Maxwell Anderson

On this date in 1888, dramatist James Maxwell Anderson was born in Atlantic, Pa., the second of eight offspring of Charlotte (née Stephenson) and William Anderson. The family moved often due to his father’s work as a Baptist minister. 

A sickly child, Anderson read voraciously. After high school in Jamestown, N.D., he earned a B.A. in English literature from the University of North Dakota in 1911 and worked as a teacher and high school principal. Fired for making pacifist statements to students, he enrolled at Stanford University and received an M.A. in English lit in 1914.

He worked as a teacher and journalist for several years and was fired from several jobs for various reasons, including voicing outspoken views.

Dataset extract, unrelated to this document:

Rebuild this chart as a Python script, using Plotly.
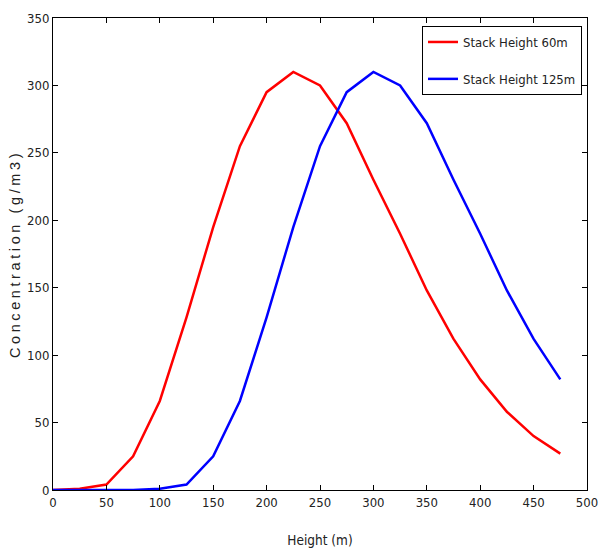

He started a poetry magazine and wrote his first play, “White Desert,” in 1923, collaborating in 1924 with Laurence Stallings on the comedy-drama “What Price Glory?” It had a successful Broadway run and was adapted for the screen two years later.

Anderson’s long string of plays included the Tudor dramas “Elizabeth the Queen” (1930) and “Mary of Scotland” (1933), in which he inveighed against religious intolerance. “Winterset” (1935), inspired by the Sacco-Vanzetti case, won the 1935 New York Drama Critics’ Circle Award for Best Play. “High Tor” won the same award two years later. He was on the cover of Time magazine on Dec. 10, 1934.

He also had success as a lyricist and wrote the book for the 1938 Kurt Weill musical “Knickerbocker Holiday.” Its “September Song” became a jazz-pop standard. He wrote movie screenplays and several of his plays were adapted by Hollywood. Three versions of “Saturday’s Children” (1927) were made. “Anne of the Thousand Days” (1948) became a 1969 movie with Richard Burton and Geneviève Bujold as Henry VIII and Anne Boleyn.

His last successful Broadway play was 1954’s “The Bad Seed.” A contender for the 1955 Pulitzer Prize for Drama, it lost out to “Cat on a Hot Tin Roof.”

Anderson married high school classmate Margaret Haskett in 1911 in North Dakota. They had three sons, Quentin, Alan and Terence. His early 1930s’ affair with married actress Gertrude Higger led to a split with Haskett. Anderson and Higger had a long relationship but never married. She killed herself by inhaling car fumes in 1953. Their daughter Hesper was born in 1934. He married once more, to TV production assistant Gilda Hazard in 1954.

In a 1941 essay, he called the theater “a religious institution devoted entirely to the exaltation of the spirit of man. It has no formal religion. It is a church without creed, but there is no doubt in my mind that our theater, instead of being, as the evangelical ministers used to believe, the gateway to hell, is as much a worship as the theater of the Greeks, and has exactly the same meaning in our lives.”

Anderson died at home two days after suffering a stroke at age 70 in Stamford, Conn. D. 1959.